At this point, we do not see a dire debt crisis stemming from commercial real estate.
It is inevitable that the end of easy money and the banking crisis of 2023 will leave us with long-term shifts in bank regulations and business models. Here are some quick thoughts on secular changes in regulatory oversight, profitability and valuations.
It is quite likely that we will see greater regulation of regional banks with at least $100 billion in assets. The key lesson from SVB is how to incorporate unrealized losses in banks’ securities portfolios into regulatory capital.
It would also make sense to apply “enhanced prudential standards” to regional banks with assets of more than $100 billion. These standards will subject smaller banks to new stress tests and liquidity rules. We expect bank oversight and scrutiny will become more stringent to assess funding sources and concentration risks. Regulators may also act to deter a run on deposits with additional protection at a greater cost to the banking sector.
The greater burden of regulatory oversight and compliance is likely to bring down profitability and valuations for most financial institutions. The ones who can fundamentally restructure and organize their business models around specific customer needs may be able to avoid this adverse fate.

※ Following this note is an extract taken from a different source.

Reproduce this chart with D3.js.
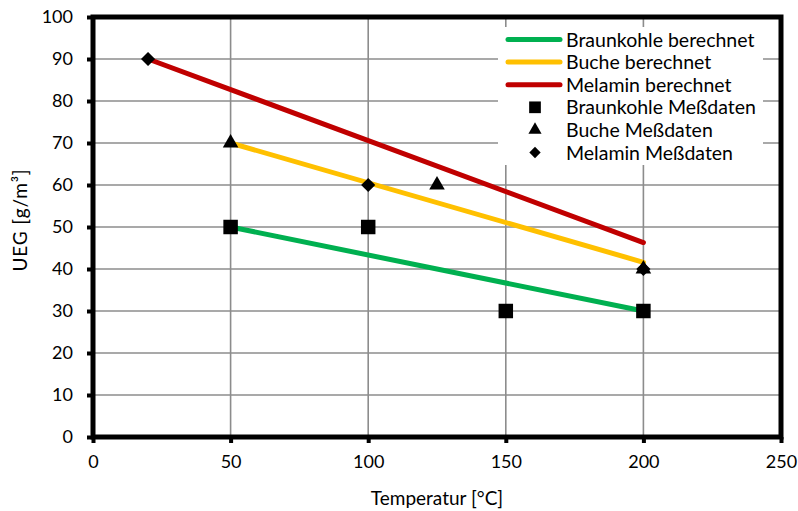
<!DOCTYPE html>
<html><head><meta charset="utf-8">
<script src="https://cdn.jsdelivr.net/npm/d3@7"></script>
<style>body{margin:0;background:#fff}svg{display:block}text{font-family:Lato,"Open Sans",sans-serif;fill:#000}</style>
</head><body>
<script>
// Tick values
const xTicks = [0, 50, 100, 150, 200, 250];
const yTicks = [0, 10, 20, 30, 40, 50, 60, 70, 80, 90, 100];

// Calculated lines (temperature, UEG)
const braunkohleCalc = [[50, 50], [200, 30]];
const bucheCalc = [[50, 70], [200, 41.6]];
const melaminCalc = [[20, 90], [200, 46.3]];

// Measured data
const braunkohleMess = [[50, 50], [100, 50], [150, 30], [200, 30]];
const bucheMess = [[50, 70], [125, 60], [200, 40]];
const melaminMess = [[20, 90], [100, 60], [200, 40]];

const seriesNames = ["Braunkohle berechnet", "Buche berechnet", "Melamin berechnet",
  "Braunkohle Meßdaten", "Buche Meßdaten", "Melamin Meßdaten"];

const W = 798, H = 511;
const m = {left: 93, right: 17, top: 17, bottom: 74};
const svg = d3.select("body").append("svg").attr("width", W).attr("height", H);

const x = d3.scaleLinear().domain([0, 250]).range([m.left, W - m.right]);
const y = d3.scaleLinear().domain([0, 100]).range([H - m.bottom, m.top]);

// Grid
svg.append("g").selectAll("line").data(xTicks).join("line")
  .attr("x1", d => x(d)).attr("x2", d => x(d)).attr("y1", y(0)).attr("y2", y(100))
  .attr("stroke", "#8c8c8c").attr("stroke-width", 1.6);
svg.append("g").selectAll("line").data(yTicks).join("line")
  .attr("x1", x(0)).attr("x2", x(250)).attr("y1", d => y(d)).attr("y2", d => y(d))
  .attr("stroke", "#8c8c8c").attr("stroke-width", 1.6);

// Axes
const xAxis = svg.append("g").attr("transform", `translate(0,${y(0)})`)
  .call(d3.axisBottom(x).tickValues(xTicks).tickSize(6).tickPadding(12));
const yAxis = svg.append("g").attr("transform", `translate(${x(0)},0)`)
  .call(d3.axisLeft(y).tickValues(yTicks).tickSize(6).tickPadding(14));
[xAxis, yAxis].forEach(a => {
  a.select(".domain").remove();
  a.selectAll(".tick line").attr("stroke", "#000").attr("stroke-width", 4);
  a.selectAll(".tick text").style("font-family", "Lato, sans-serif").attr("font-size", 18).attr("fill", "#000");
});

// Plot frame
svg.append("rect").attr("x", x(0)).attr("y", y(100))
  .attr("width", x(250) - x(0)).attr("height", y(0) - y(100))
  .attr("fill", "none").attr("stroke", "#000").attr("stroke-width", 5);

// Calculated lines
const line = d3.line().x(d => x(d[0])).y(d => y(d[1]));
const colors = ["#00B050", "#FFC000", "#C00000"];
[braunkohleCalc, bucheCalc, melaminCalc].forEach((data, i) => {
  svg.append("path").datum(data).attr("d", line).attr("fill", "none")
    .attr("stroke", colors[i]).attr("stroke-width", 5).attr("stroke-linecap", "round");
});

// Measured markers (diamond = square turned 45°)
const sym = [
  [braunkohleMess, d3.symbolSquare, 210, 0, 137],
  [bucheMess, d3.symbolTriangle, 105, 0, 75],
  [melaminMess, d3.symbolSquare, 100, 45, 64]
];
sym.forEach(([data, type, size, rot]) => {
  svg.append("g").selectAll("path").data(data).join("path")
    .attr("transform", d => `translate(${x(d[0])},${y(d[1])}) rotate(${rot})`)
    .attr("d", d3.symbol().type(type).size(size)).attr("fill", "#000");
});

// Legend
const lg = svg.append("g");
lg.append("rect").attr("x", 498).attr("y", 27).attr("width", 265).attr("height", 138).attr("fill", "#fff");
seriesNames.forEach((name, i) => {
  const yy = 39.5 + i * 22.6;
  if (i < 3) {
    lg.append("line").attr("x1", 508).attr("x2", 560).attr("y1", yy).attr("y2", yy)
      .attr("stroke", colors[i]).attr("stroke-width", 5).attr("stroke-linecap", "round");
  } else {
    const [, type, , rot, lsize] = sym[i - 3];
    lg.append("path").attr("transform", `translate(535,${yy}) rotate(${rot})`)
      .attr("d", d3.symbol().type(type).size(lsize)).attr("fill", "#000");
  }
  lg.append("text").attr("x", 566).attr("y", yy + 7).attr("font-size", 19.5).text(name);
});

// Axis titles
svg.append("text").attr("x", (x(0) + x(250)) / 2).attr("y", 505).attr("text-anchor", "middle")
  .attr("font-size", 19).text("Temperatur [°C]");
svg.append("text").attr("transform", `translate(27,220) rotate(-90)`)
  .attr("text-anchor", "middle").attr("font-size", 19).attr("letter-spacing", 0.8).text("UEG [g/m³]");
</script>
</body></html>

Let’s take a step back to see how this micro banking crisis fits into the bigger macro picture for the economy and markets. In that context, it is helpful to recap the latest trends in inflation, jobs and overall growth.

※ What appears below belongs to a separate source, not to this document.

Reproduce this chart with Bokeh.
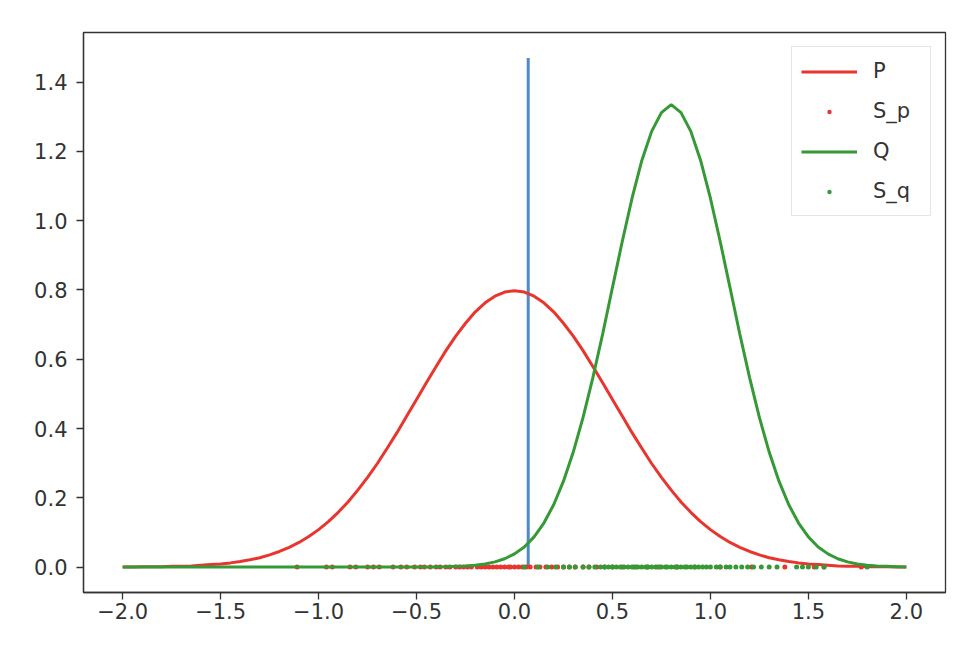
from bokeh.plotting import figure
from bokeh.models import Range1d, FixedTicker, Legend, LegendItem
from bokeh.embed import file_html
from bokeh.resources import INLINE

# ---- data ----
x_grid = [round(-2.0 + 0.05 * i, 2) for i in range(81)]

p_half = [0.798, 0.794, 0.782, 0.763, 0.737, 0.704, 0.667, 0.625, 0.579, 0.532,
          0.484, 0.436, 0.388, 0.343, 0.299, 0.259, 0.222, 0.188, 0.158, 0.131,
          0.108, 0.088, 0.071, 0.057, 0.045, 0.035, 0.027, 0.021, 0.016, 0.012,
          0.009, 0.007, 0.005, 0.003, 0.002, 0.002, 0.001, 0.001, 0.001, 0.0, 0.0]
p_values = p_half[:0:-1] + p_half  # x from -2.0 .. 2.0

q_values = [0.0] * 33 + [
    0.001, 0.002, 0.003, 0.005, 0.009, 0.015, 0.024, 0.038, 0.058, 0.087,
    0.127, 0.180, 0.248, 0.332, 0.432, 0.547, 0.673, 0.807, 0.940, 1.065,
    1.174, 1.258, 1.312, 1.335, 1.312, 1.258, 1.174, 1.065, 0.940, 0.807,
    0.673, 0.547, 0.432, 0.332, 0.248, 0.180, 0.127, 0.087, 0.058, 0.038,
    0.024, 0.015, 0.009, 0.005, 0.003, 0.002, 0.001, 0.0]

sp_x = [-1.11, -0.96, -0.93, -0.84, -0.81, -0.75, -0.72, -0.69, -0.62, -0.58,
        -0.55, -0.51, -0.48, -0.46, -0.43, -0.40, -0.38, -0.35, -0.33, -0.30,
        -0.28, -0.26, -0.24, -0.22, -0.19, -0.17, -0.15, -0.13, -0.11, -0.09,
        -0.07, -0.05, -0.03, -0.02, 0.0, 0.02, 0.04, 0.06, 0.08, 0.11, 0.13,
        0.16, 0.19, 0.22, 0.25, 0.28, 0.31, 0.35, 0.38, 0.42, 0.46, 0.50, 0.55,
        0.61, 0.68, 0.74, 0.83, 0.92, 1.05, 1.21, 1.38, 1.53, 1.58, 1.77]
sq_x = [0.05, 0.12, 0.17, 0.21, 0.25, 0.28, 0.31, 0.35, 0.38, 0.41, 0.44, 0.46,
        0.48, 0.50, 0.52, 0.54, 0.56, 0.58, 0.60, 0.62, 0.63, 0.65, 0.67, 0.68,
        0.70, 0.72, 0.73, 0.75, 0.77, 0.78, 0.80, 0.82, 0.83, 0.85, 0.87, 0.88,
        0.90, 0.92, 0.94, 0.96, 0.98, 1.00, 1.03, 1.05, 1.08, 1.10, 1.13, 1.16,
        1.19, 1.22, 1.26, 1.30, 1.34, 1.44, 1.47, 1.50, 1.54, 1.58, 1.80]
sp_y = [0.0] * len(sp_x)
sq_y = [0.0] * len(sq_x)

vline_x = 0.07
vline_top = 1.47

x_ticks = [-2.0, -1.5, -1.0, -0.5, 0.0, 0.5, 1.0, 1.5, 2.0]
x_tick_labels = ["\u22122.0", "\u22121.5", "\u22121.0", "\u22120.5", "0.0", "0.5", "1.0", "1.5", "2.0"]
y_ticks = [0.0, 0.2, 0.4, 0.6, 0.8, 1.0, 1.2, 1.4]
y_tick_labels = ["0.0", "0.2", "0.4", "0.6", "0.8", "1.0", "1.2", "1.4"]

RED = "#e8352e"
GREEN = "#359a35"
BLUE = "#5088c8"
FONT = "DejaVu Sans"
TXT = "#333333"
FS = "21px"

p = figure(width=970, height=648, output_backend="svg", toolbar_location=None,
           x_range=Range1d(-2.2, 2.2), y_range=Range1d(-0.0735, 1.5435),
           min_border_left=83, min_border_right=25, min_border_top=32, min_border_bottom=56)
p.background_fill_color = "white"
p.border_fill_color = "white"
p.grid.visible = False
p.outline_line_color = "#333333"
p.outline_line_width = 1.3

for ax in (p.xaxis[0], p.yaxis[0]):
    ax.axis_line_color = "#333333"
    ax.axis_line_width = 1.3
    ax.major_tick_in = 0
    ax.major_tick_out = 7
    ax.major_tick_line_color = "#333333"
    ax.major_tick_line_width = 1.3
    ax.minor_tick_line_color = None
    ax.major_label_text_font = FONT
    ax.major_label_text_font_size = FS
    ax.major_label_text_color = TXT

p.xaxis.major_label_standoff = 3
p.yaxis.major_label_standoff = 9
p.xaxis.ticker = FixedTicker(ticks=x_ticks)
p.xaxis.major_label_overrides = dict(zip(x_ticks, x_tick_labels))
p.yaxis.ticker = FixedTicker(ticks=y_ticks)
p.yaxis.major_label_overrides = dict(zip(y_ticks, y_tick_labels))

p.segment(x0=[vline_x], y0=[0.0], x1=[vline_x], y1=[vline_top], line_color=BLUE, line_width=3)
r_p = p.line(x_grid, p_values, line_color=RED, line_width=3)
r_sp = p.scatter(sp_x, sp_y, size=5, color=RED, line_color=None)
r_q = p.line(x_grid, q_values, line_color=GREEN, line_width=3)
r_sq = p.scatter(sq_x, sq_y, size=5, color=GREEN, line_color=None)

legend = Legend(items=[LegendItem(label="P", renderers=[r_p]),
                       LegendItem(label="S_p", renderers=[r_sp]),
                       LegendItem(label="Q", renderers=[r_q]),
                       LegendItem(label="S_q", renderers=[r_sq])],
                location="top_right")
legend.margin = 14
legend.padding = 9
legend.spacing = 10
legend.glyph_width = 56
legend.glyph_height = 11
legend.label_height = 30
legend.label_width = 48
legend.label_standoff = 16
legend.label_text_font = FONT
legend.label_text_font_size = FS
legend.label_text_color = TXT
legend.border_line_color = "#cccccc"
legend.border_line_width = 1
legend.background_fill_alpha = 0.8
p.add_layout(legend, "center")

open("out.html", "w").write(file_html(p, INLINE))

Even as headline inflation continues to decline at a meaningful clip, core inflation has remained largely unchanged in recent months. Unlike the skeptics on this front, we expect shelter costs and wages to also decline gradually in the coming months.
Job growth has slowed down in recent months but still remains healthy with more than 200,000 new jobs created in March. Other metrics of economic activity continue to show a gradual deceleration. We see evidence of an orderly economic slowdown, but no signs of a precipitous and chaotic fall into a deep recession.

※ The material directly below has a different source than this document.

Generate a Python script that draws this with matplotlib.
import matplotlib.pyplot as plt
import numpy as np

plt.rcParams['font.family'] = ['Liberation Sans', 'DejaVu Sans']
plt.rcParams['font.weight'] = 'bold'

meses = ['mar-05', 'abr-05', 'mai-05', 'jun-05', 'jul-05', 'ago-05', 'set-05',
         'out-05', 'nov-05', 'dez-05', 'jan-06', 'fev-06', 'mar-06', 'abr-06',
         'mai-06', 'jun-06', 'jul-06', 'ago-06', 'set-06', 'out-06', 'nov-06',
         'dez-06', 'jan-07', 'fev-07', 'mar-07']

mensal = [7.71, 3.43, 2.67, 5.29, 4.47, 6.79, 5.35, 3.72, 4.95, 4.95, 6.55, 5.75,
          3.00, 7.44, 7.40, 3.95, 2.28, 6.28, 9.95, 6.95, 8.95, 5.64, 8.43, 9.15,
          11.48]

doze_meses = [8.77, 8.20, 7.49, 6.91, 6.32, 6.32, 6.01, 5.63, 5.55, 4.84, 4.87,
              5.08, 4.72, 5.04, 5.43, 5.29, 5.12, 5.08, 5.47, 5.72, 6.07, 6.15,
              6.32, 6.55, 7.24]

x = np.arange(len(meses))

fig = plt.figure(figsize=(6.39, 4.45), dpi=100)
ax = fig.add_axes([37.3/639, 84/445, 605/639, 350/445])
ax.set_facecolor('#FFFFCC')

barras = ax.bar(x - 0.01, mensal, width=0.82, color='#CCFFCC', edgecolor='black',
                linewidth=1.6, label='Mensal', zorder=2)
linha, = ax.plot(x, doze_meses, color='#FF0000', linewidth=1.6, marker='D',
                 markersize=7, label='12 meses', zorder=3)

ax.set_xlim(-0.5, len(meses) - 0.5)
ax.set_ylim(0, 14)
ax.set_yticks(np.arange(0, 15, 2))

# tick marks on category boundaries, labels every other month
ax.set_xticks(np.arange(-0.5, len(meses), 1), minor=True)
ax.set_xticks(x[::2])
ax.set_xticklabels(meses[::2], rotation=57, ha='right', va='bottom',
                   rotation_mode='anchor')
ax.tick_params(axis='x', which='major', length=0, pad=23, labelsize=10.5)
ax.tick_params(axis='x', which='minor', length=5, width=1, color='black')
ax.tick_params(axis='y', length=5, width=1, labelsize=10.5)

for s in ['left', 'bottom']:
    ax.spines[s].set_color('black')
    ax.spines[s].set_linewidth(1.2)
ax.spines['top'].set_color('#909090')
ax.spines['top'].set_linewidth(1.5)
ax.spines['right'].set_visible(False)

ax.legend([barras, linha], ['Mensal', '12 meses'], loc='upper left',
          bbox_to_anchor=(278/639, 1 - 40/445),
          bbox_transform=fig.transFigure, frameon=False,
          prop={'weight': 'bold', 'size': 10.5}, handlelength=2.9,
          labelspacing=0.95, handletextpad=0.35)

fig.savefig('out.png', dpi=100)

At the time of this writing, the contagion from the regional bank crisis in March to the broader U.S. economy seems to be contained. The recent bank failures will likely slow credit growth through tighter lending standards in the coming months. At the margin, this will further slow economic growth.
On the other hand, the “tightening” from slower loan growth will help the Fed pause sooner and pivot to rate cuts earlier than expected. We believe these two effects will offset one another and may well rule out significant changes in the economic outlook.
At this early stage, we do not expect the banking crisis to materially add to the depth of any impending recession.
The risks which triggered the recent bank failures were unusual and different than those seen in previous crises. We summarize our key takeaways and insights on the topic as follows.
- The current bank crisis arose from duration and liquidity risks which were triggered by a historically rapid run on deposits, not from the more adverse risk of negative credit exposure.
- Timely policy responses have so far contained the regional bank crisis without any material side effects.
- We believe bank regulators and the Fed also have enough policy flexibility going forward to stave off a major systemic shock to the U.S. economy.
- The disinflationary effects of slower loan growth may help the Fed pause and pivot sooner than expected.
- We believe that any potential recession will likely remain short and shallow.
As uncertain as the last few years have been, the events from March add a new dimension of risk to the economic and market outlook. We are even more vigilant, careful and prudent in managing portfolios during these volatile times.
Timely policy responses have so far contained the regional bank crisis.
At this stage, the banking crisis appears to be more of a bump in the road rather than a crippling pothole or crater.